Authorities charged Tatar and Crawford, who were not married but lived together, with criminal homicide. Crawford pleaded guilty to criminal homicide and agreed to testify against Tatar.
Tatar's defense attorney, Joseph Caruso, told the jury that "one thing is certain -- a tragedy took place here." But Caruso said he'll prove that "Janet Crawford is a habitual liar, a pathological liar."
Crawford testified that Tatar taunted Kristen by showing her crackers and telling her that she could not eat the food unless she used the toilet. Eventually, Kristen was not allowed to eat with the family at the table when they ate dinner, and by the spring 2003, Kristen was very thin, sleepy and had little energy, Crawford said.
Sent to the attic
Crawford said Tatar sent Kristen to the attic on two occasions when her then-15-year-old daughter, Jaycee Reese, came to visit. Tatar was worried Reese would see bruises on Kristen or that the girl was very skinny and tell authorities or other family members, Crawford said.

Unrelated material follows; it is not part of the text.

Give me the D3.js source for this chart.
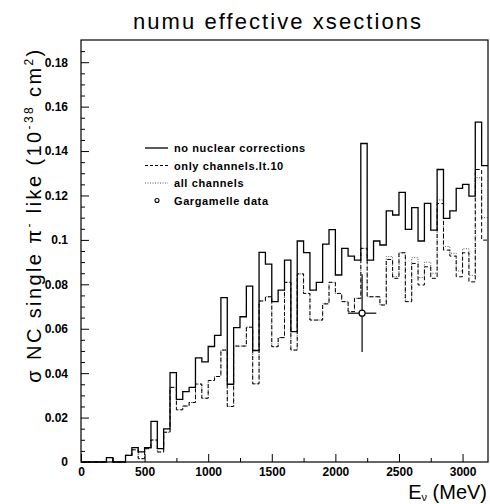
<!DOCTYPE html>
<html>
<head>
<meta charset="utf-8">
<script src="https://cdn.jsdelivr.net/npm/d3@7"></script>
<style>
  body { margin: 0; background: #fff; }
  svg { display: block; font-family: "Liberation Sans", Arial, sans-serif; }
</style>
</head>
<body>
<svg id="chart" width="490" height="504"></svg>
<script>
// bin lower edges (MeV), 50 MeV bins
const eLow = d3.range(0, 3200, 50);

// no nuclear corrections
const noNuclear = [
  0, 0, 0, 0, 0.002, 0, 0, 0.003, 0.0065, 0.0046,
  0.0065, 0.0183, 0.006, 0.0149, 0.0402, 0.0282, 0.0317, 0.0336, 0.0469, 0.0451,
  0.052, 0.057, 0.074, 0.035, 0.0605, 0.0654, 0.0792, 0.0502, 0.0944, 0.0891,
  0.0722, 0.0774, 0.0909, 0.0587, 0.0995, 0.0943, 0.0774, 0.0809, 0.0981, 0.1046,
  0.0842, 0.0962, 0.0927, 0.0909, 0.1434, 0.0909, 0.0995, 0.0977, 0.1131, 0.1112,
  0.1214, 0.1047, 0.1145, 0.0995, 0.1164, 0.1044, 0.1317, 0.1097, 0.1131, 0.1232,
  0.125, 0.1197, 0.153, 0.1334
];

// only channels.lt.10
const onlyLt10 = [
  0, 0, 0, 0, 0.002, 0, 0, 0.003, 0.0055, 0.0015,
  0.006, 0.0099, 0.0045, 0.0134, 0.0336, 0.0235, 0.0252, 0.0268, 0.0351, 0.0287,
  0.0367, 0.0385, 0.0504, 0.025, 0.0522, 0.0522, 0.0607, 0.0352, 0.0725, 0.0744,
  0.0519, 0.056, 0.0809, 0.0504, 0.0847, 0.0759, 0.0639, 0.0639, 0.0712, 0.0809,
  0.0759, 0.0722, 0.0677, 0.0737, 0.0962, 0.0744, 0.0744, 0.0707, 0.0912, 0.0827,
  0.0942, 0.0722, 0.0894, 0.0797, 0.0879, 0.0827, 0.1164, 0.0954, 0.0927, 0.0834,
  0.0942, 0.0811, 0.1317, 0.0999
];

// all channels
const allChannels = [
  0, 0, 0, 0, 0.002, 0, 0, 0.003, 0.0055, 0.0015,
  0.006, 0.0099, 0.0045, 0.0134, 0.0336, 0.0235, 0.0252, 0.0268, 0.0351, 0.0287,
  0.0367, 0.0385, 0.0504, 0.025, 0.0522, 0.0522, 0.0607, 0.0352, 0.0725, 0.0744,
  0.0519, 0.056, 0.0809, 0.0504, 0.0847, 0.0759, 0.0639, 0.0639, 0.0712, 0.0809,
  0.0759, 0.0722, 0.0677, 0.0737, 0.0962, 0.0744, 0.0744, 0.0707, 0.0925, 0.0835,
  0.0942, 0.0722, 0.092, 0.083, 0.090, 0.085, 0.118, 0.097, 0.094, 0.086,
  0.096, 0.084, 0.128, 0.110
];

// Gargamelle point
const garE = [2210], garEerr = [112], garV = [0.067], garVerr = [0.0175];

const xTicks = [0, 500, 1000, 1500, 2000, 2500, 3000];
const xMinor = [250, 750, 1250, 1750, 2250, 2750];
const yTicks = [0, 0.02, 0.04, 0.06, 0.08, 0.1, 0.12, 0.14, 0.16, 0.18];
const yTickLabels = ["0", "0.02", "0.04", "0.06", "0.08", "0.1", "0.12", "0.14", "0.16", "0.18"];
const yMinor = d3.range(0.005, 0.19, 0.005).filter(v => Math.abs(v / 0.02 - Math.round(v / 0.02)) > 1e-6);

const legendLabels = ["no nuclear corrections", "only channels.lt.10", "all channels", "Gargamelle data"];

const svg = d3.select("svg#chart");
const mLeft = 81, mRight = 488, mTop = 40, mBottom = 462;

const x = d3.scaleLinear().domain([0, 3200]).range([mLeft, mRight]);
const y = d3.scaleLinear().domain([0, 0.19]).range([mBottom, mTop]);

svg.append("rect").attr("width", 490).attr("height", 504).attr("fill", "#fff");

// histograms
const hist = vals => {
  const pts = vals.map((v, i) => [eLow[i], v]);
  pts.push([3200, vals[vals.length - 1]]);
  return d3.line().x(d => x(d[0])).y(d => y(d[1])).curve(d3.curveStepAfter)(pts);
};

svg.append("path").attr("d", hist(allChannels))
  .attr("fill", "none").attr("stroke", "#555").attr("stroke-width", 1)
  .attr("stroke-dasharray", "1,1.5");
svg.append("path").attr("d", hist(onlyLt10))
  .attr("fill", "none").attr("stroke", "#000").attr("stroke-width", 1)
  .attr("stroke-dasharray", "4,2.5");
svg.append("path").attr("d", hist(noNuclear))
  .attr("fill", "none").attr("stroke", "#000").attr("stroke-width", 1.3);

// Gargamelle data
const gar = svg.append("g");
garE.forEach((e, i) => {
  gar.append("line").attr("x1", x(e - garEerr[i])).attr("x2", x(e + garEerr[i]))
    .attr("y1", y(garV[i])).attr("y2", y(garV[i])).attr("stroke", "#000").attr("stroke-width", 1.2);
  gar.append("line").attr("x1", x(e)).attr("x2", x(e))
    .attr("y1", y(garV[i] - garVerr[i])).attr("y2", y(garV[i] + garVerr[i])).attr("stroke", "#000").attr("stroke-width", 1.2);
  gar.append("circle").attr("cx", x(e)).attr("cy", y(garV[i])).attr("r", 3)
    .attr("fill", "#fff").attr("stroke", "#000").attr("stroke-width", 1.2);
});

// axes
svg.append("g").attr("transform", `translate(0,${mBottom})`)
  .call(d3.axisBottom(x).tickValues(xTicks).tickSize(-8).tickPadding(5).tickFormat(d3.format("d")));
svg.append("g").attr("transform", `translate(0,${mBottom})`)
  .call(d3.axisBottom(x).tickValues(xMinor).tickSize(-4).tickFormat(""));
svg.append("g").attr("transform", `translate(${mLeft},0)`)
  .call(d3.axisLeft(y).tickValues(yTicks).tickSize(-8).tickPadding(13).tickFormat((d, i) => yTickLabels[i]));
svg.append("g").attr("transform", `translate(${mLeft},0)`)
  .call(d3.axisLeft(y).tickValues(yMinor).tickSize(-4).tickFormat(""));

svg.selectAll(".domain").remove();
svg.selectAll(".tick line").attr("stroke", "#000");
svg.selectAll(".tick text").attr("font-size", 12).attr("font-weight", "bold")
  .attr("font-family", "Liberation Sans, Arial, sans-serif").attr("fill", "#000");

// frame
svg.append("rect").attr("x", mLeft).attr("y", mTop).attr("width", mRight - mLeft).attr("height", mBottom - mTop)
  .attr("fill", "none").attr("stroke", "#000").attr("stroke-width", 1.2);

// title
svg.append("text").attr("x", 277).attr("y", 29).attr("text-anchor", "middle")
  .attr("font-size", 22).attr("textLength", 288).attr("lengthAdjust", "spacing")
  .text("numu effective xsections");

// y label
const yl = svg.append("text").attr("transform", "translate(41,215) rotate(-90)")
  .attr("text-anchor", "middle").attr("font-size", 20).attr("letter-spacing", 2.4);
yl.append("tspan").text("σ NC single π");
yl.append("tspan").attr("font-size", 12).attr("dy", -8).text("-");
yl.append("tspan").attr("dy", 8).text(" like (10");
yl.append("tspan").attr("font-size", 12).attr("dy", -8).text("-38");
yl.append("tspan").attr("dy", 8).text(" cm");
yl.append("tspan").attr("font-size", 12).attr("dy", -8).text("2");
yl.append("tspan").attr("dy", 8).text(")");

// x label
const xl = svg.append("text").attr("x", 487).attr("y", 499).attr("text-anchor", "end").attr("font-size", 20);
xl.append("tspan").text("E");
xl.append("tspan").attr("font-size", 11).attr("dy", 2).text("ν");
xl.append("tspan").attr("dy", -2).text(" (MeV)");

// legend
const legY = [151, 168.5, 186, 203.5];
const leg = svg.append("g");
leg.append("line").attr("x1", 145).attr("x2", 168).attr("y1", legY[0] - 3).attr("y2", legY[0] - 3)
  .attr("stroke", "#000").attr("stroke-width", 1.3);
leg.append("line").attr("x1", 145).attr("x2", 168).attr("y1", legY[1] - 3).attr("y2", legY[1] - 3)
  .attr("stroke", "#000").attr("stroke-width", 1).attr("stroke-dasharray", "3,2");
leg.append("line").attr("x1", 145).attr("x2", 168).attr("y1", legY[2] - 3).attr("y2", legY[2] - 3)
  .attr("stroke", "#555").attr("stroke-width", 1).attr("stroke-dasharray", "1,1.5");
leg.append("circle").attr("cx", 157).attr("cy", legY[3] - 3).attr("r", 2)
  .attr("fill", "#fff").attr("stroke", "#000").attr("stroke-width", 1.1);
leg.selectAll("text").data(legendLabels).enter().append("text")
  .attr("x", 174).attr("y", (d, i) => legY[i] + 1)
  .attr("font-size", 11).attr("font-weight", "bold").attr("letter-spacing", 0.6)
  .text(d => d);
</script>
</body>
</html>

Crawford said she was able to sneak Tatar food during her first stint in the attic, but not the second time.
During cross-examination, Caruso accused Crawford of lying to family members, child welfare case workers and law enforcement officials, especially in the month between when Kristen allegedly died and when police found her body. He said, for example, that she told her mother that the family -- including Kristen -- had gone to the beach, although the girl had been dead for days.
"You're full of lies, aren't you?" Caruso asked, maintaining that Crawford made up stories to cover up Kristen's death without pressure from Tatar.
During a break, Tatar told a family member in the courtroom that Crawford was a liar.
A jury was picked in Somerset County because of the publicity surrounding the case.